Friday, July 19, 2013

Review: Red 2

An elderly man fakes his death to trick his friend into delivering a tear-filled eulogy while he’s still alive to hear it. A skit from a random episode of Betty White’s Off Their Rockers? Nope, just another example of the filmmakers’ belief that old folks be crazy in Red 2.

We open in Costco, where the happy star-crossed lovers from the first film, Frank (Bruce Willis) and Sarah (Mary-Louise Parker), are beginning to show that their relationship may not be built to last. Frank is more than happy to play the role of happy retiree now that the US government has no reason to hunt him down, while Sarah is beginning to miss the excitement that drew the two together in the first place.

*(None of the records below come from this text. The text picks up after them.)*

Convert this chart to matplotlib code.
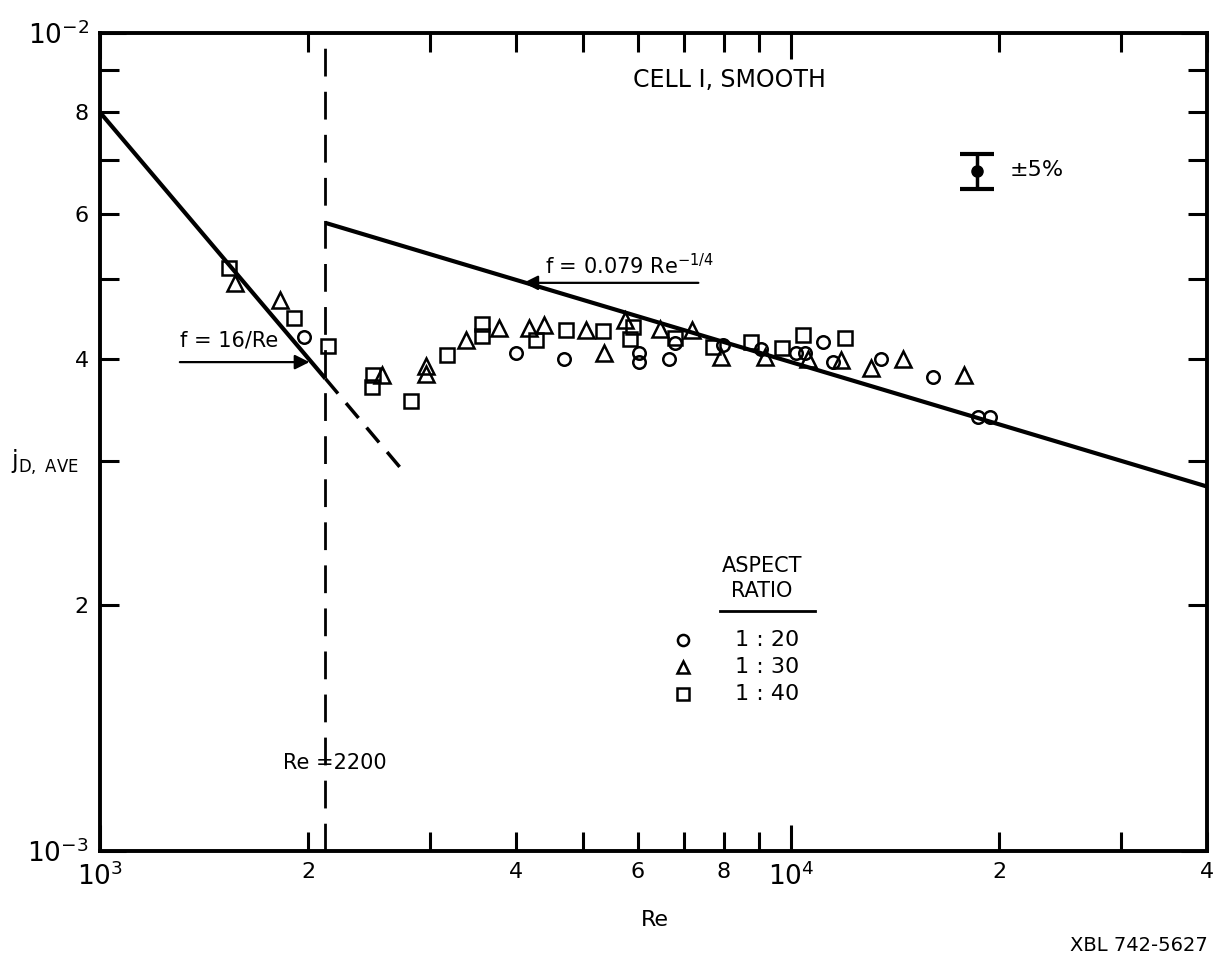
import matplotlib
matplotlib.use("Agg")
import matplotlib.pyplot as plt
from matplotlib.ticker import FixedLocator, FixedFormatter

plt.rcParams["font.family"] = ["DejaVu Sans"]
plt.rcParams["mathtext.fontset"] = "dejavusans"
plt.rcParams["lines.scale_dashes"] = False

# data (Re, j_D in units of 1e-3)
re_20 = [1976, 4000, 4700, 6020, 6020, 6670, 6800, 7980, 9050, 10170, 10480,
         11120, 11500, 13490, 16030, 18620, 19380]
jd_20 = [4.25, 4.06, 4.00, 4.06, 3.96, 4.00, 4.18, 4.16, 4.11, 4.06, 4.06,
         4.19, 3.96, 4.00, 3.80, 3.39, 3.39]

re_30 = [1566, 1825, 2561, 2964, 2964, 3385, 3777, 4174, 4386, 5043, 5355,
         5760, 6471, 7196, 7925, 9173, 10580, 11810, 13050, 14510, 17770]
jd_30 = [4.95, 4.72, 3.82, 3.92, 3.83, 4.21, 4.36, 4.36, 4.40, 4.33, 4.06,
         4.46, 4.35, 4.33, 4.02, 4.02, 4.00, 3.98, 3.89, 4.00, 3.82]

re_40 = [1535, 1911, 2140, 2486, 2477, 2820, 3178, 3570, 3570, 4272, 4719,
         5337, 5916, 5857, 6800, 7717, 8756, 9706, 10410, 11960]
jd_40 = [5.16, 4.48, 4.14, 3.82, 3.69, 3.55, 4.04, 4.41, 4.26, 4.21, 4.33,
         4.32, 4.37, 4.23, 4.24, 4.13, 4.19, 4.12, 4.27, 4.24]

# correlation lines
lam_re = [1000, 2120]
lam_jd = [8.0, 3.78]
lam_ext_re = [2120, 2750]
lam_ext_jd = [3.78, 2.91]
turb_re = [2120, 40000]
turb_jd = [5.86, 2.79]
re_crit = 2120  # where the Re=2200 line sits on the sheet

# +-5% error bar sample
err_re = 18600
err_jd = 6.78

x_minor = [2000, 3000, 4000, 5000, 6000, 7000, 8000, 9000, 20000, 30000, 40000]
x_minor_labels = ["2", "", "4", "", "6", "", "8", "", "2", "", "4"]
y_minor = [2, 3, 4, 5, 6, 7, 8, 9]
y_minor_labels = ["2", "", "4", "", "6", "", "8", ""]

fig = plt.figure(figsize=(12.16, 9.6), dpi=100)
ax = fig.add_axes([0.0822, 0.1135, 0.9104, 0.8521])
ax.set_xscale("log")
ax.set_yscale("log")
ax.set_xlim(1000, 40000)
ax.set_ylim(1.0, 10.0)

lw = 3.0
ax.plot(lam_re, lam_jd, color="black", lw=lw, solid_capstyle="butt")
ax.plot(lam_ext_re, lam_ext_jd, color="black", lw=2.5, dashes=(14, 9))
ax.plot(turb_re, turb_jd, color="black", lw=lw, solid_capstyle="butt")
ax.axvline(re_crit, color="black", lw=2.0, dashes=(20, 11))

mk = dict(linestyle="none", mfc="none", mec="black", mew=1.8)
ax.plot(re_20, jd_20, marker="o", ms=9, **mk)
ax.plot(re_30, jd_30, marker="^", ms=11, **mk)
ax.plot(re_40, jd_40, marker="s", ms=10, **mk)

ax.errorbar([err_re], [err_jd], yerr=[[err_jd * 0.05], [err_jd * 0.05]],
            fmt="o", color="black", ms=8, elinewidth=2.5, capsize=12, capthick=3)

# arrows + labels of the correlations
ax.annotate("", xy=(4100, 4.95), xytext=(7345, 4.95),
            arrowprops=dict(arrowstyle="-|>", color="black", lw=1.6,
                            mutation_scale=22, shrinkA=0, shrinkB=0))
ax.text(0.402, 0.716, r"f = 0.079 Re$^{-1/4}$", transform=ax.transAxes,
        fontsize=15, va="center", ha="left")
ax.annotate("", xy=(2010, 3.96), xytext=(1305, 3.96),
            arrowprops=dict(arrowstyle="-|>", color="black", lw=1.6,
                            mutation_scale=22, shrinkA=0, shrinkB=0))
ax.text(0.072, 0.624, "f = 16/Re", transform=ax.transAxes,
        fontsize=15, va="center", ha="left")
ax.text(0.165, 0.108, "Re =2200", transform=ax.transAxes,
        fontsize=15, va="center", ha="left")

ax.text(0.569, 0.9425, "CELL I, SMOOTH", transform=ax.transAxes,
        fontsize=17, va="center", ha="center")
ax.text(0.822, 0.8325, "±5%", transform=ax.transAxes,
        fontsize=16, va="center", ha="left")

# aspect ratio key
ax.text(0.598, 0.3484, "ASPECT", transform=ax.transAxes,
        fontsize=15, va="center", ha="center")
ax.text(0.598, 0.3178, "RATIO", transform=ax.transAxes,
        fontsize=15, va="center", ha="center")
ax.plot([0.560, 0.646], [0.2934, 0.2934], transform=ax.transAxes,
        color="black", lw=2)
key = [("o", "1 : 20", 0.2579, 8), ("^", "1 : 30", 0.2249, 9), ("s", "1 : 40", 0.1919, 8)]
for m, lab, fy, s in key:
    ax.plot([0.5266], [fy], marker=m, ms=s, transform=ax.transAxes, **mk)
    ax.text(0.5736, fy, lab, transform=ax.transAxes, fontsize=16,
            va="center", ha="left")

# axes styling
for sp in ax.spines.values():
    sp.set_linewidth(2.8)
ax.set_xticks([1000, 10000], labels=[r"$10^3$", r"$10^4$"])
ax.xaxis.set_minor_locator(FixedLocator(x_minor))
ax.xaxis.set_minor_formatter(FixedFormatter(x_minor_labels))
ax.set_yticks([1, 10], labels=[r"$10^{-3}$", r"$10^{-2}$"])
ax.yaxis.set_minor_locator(FixedLocator(y_minor))
ax.yaxis.set_minor_formatter(FixedFormatter(y_minor_labels))
ax.tick_params(which="both", direction="in", top=True, right=True,
               width=2.2, colors="black")
ax.tick_params(which="major", length=19, labelsize=19, pad=8)
ax.tick_params(which="minor", length=14, labelsize=16, pad=8)

ax.text(-0.05, 0.4755, r"j$_{\mathregular{D,\ AVE}}$", transform=ax.transAxes,
        fontsize=17, va="center", ha="center")
ax.text(0.501, -0.084, "Re", transform=ax.transAxes, fontsize=16,
        va="center", ha="center")
fig.text(0.993, 0.0156, "XBL 742-5627", fontsize=14, ha="right", va="center")

fig.savefig("out.png", dpi=100)
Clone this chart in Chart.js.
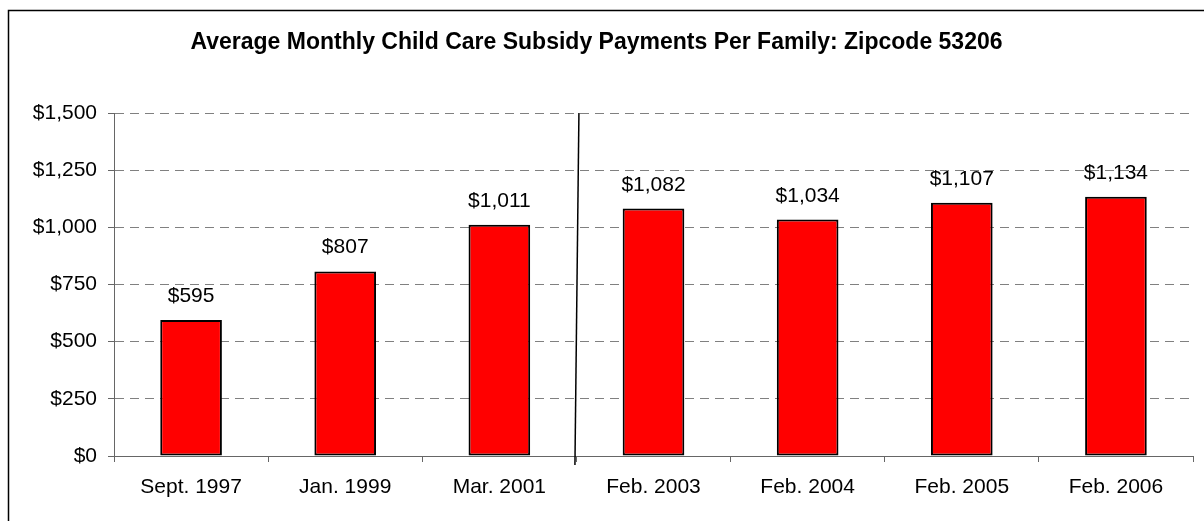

Enter Marvin (John Malkovich), with a theory of a new conspiracy against the elder agents. It seems that someone has leaked the orders of a mission the two were on during the Cold War that involved the transport of a portable nuclear device. After a failed assassination attempt by government operative Jack Horton (Neal McDonough), the trio go on a globetrotting adventure that finds them ducking a hitman with a grudge (Byung-hun Lee), as well as their old friend Victoria (Helen Mirren).

Dean Parisot has been in Directors Jail since Fun with Dick and Jane failed to light up the box office in 2005. Mostly working in television since then, Red 2 is Parisot’s first feature in 8 years. Hopefully his bunk is still open, because I don’t believe this will be the film to cause his peers to figuratively raise his jersey to the rafters. Dull action sequences; uninspired work from Willis, and wasted efforts by Malkovich, Mirren, and Parker; and the latest in a long line to attempt to include comic panels as transitions without coming off as cheesy; all of this can be found inside!

A few of the actors manage to produce enjoyable work, but only by using the age-old method known as “chewing the scenery”. Brian Cox returns as Russian ally Ivan, who once again saves his friends’ hides while taking time to woo his beloved Victoria. David Thewlis appears as a Frenchman selling information to the highest bidder, with an incredible ability to avoid capture. Last but certainly not least is Anthony Hopkins as Bailey, the ill-fated creator of the nuclear weapon, who is also more than he seems.
How does Red 2 rank when compared to the first installment of the franchise? It’s actually really hard to say. While I enjoyed the first one quite a bit, this one failed to connect with me. I suppose it can be blamed on Parisot’s inability to draw the same “fun” out of the performers that original director Robert Schwentke (R.I.P.D.) managed to produce. Suffice it to say, this is probably one you can afford to skip.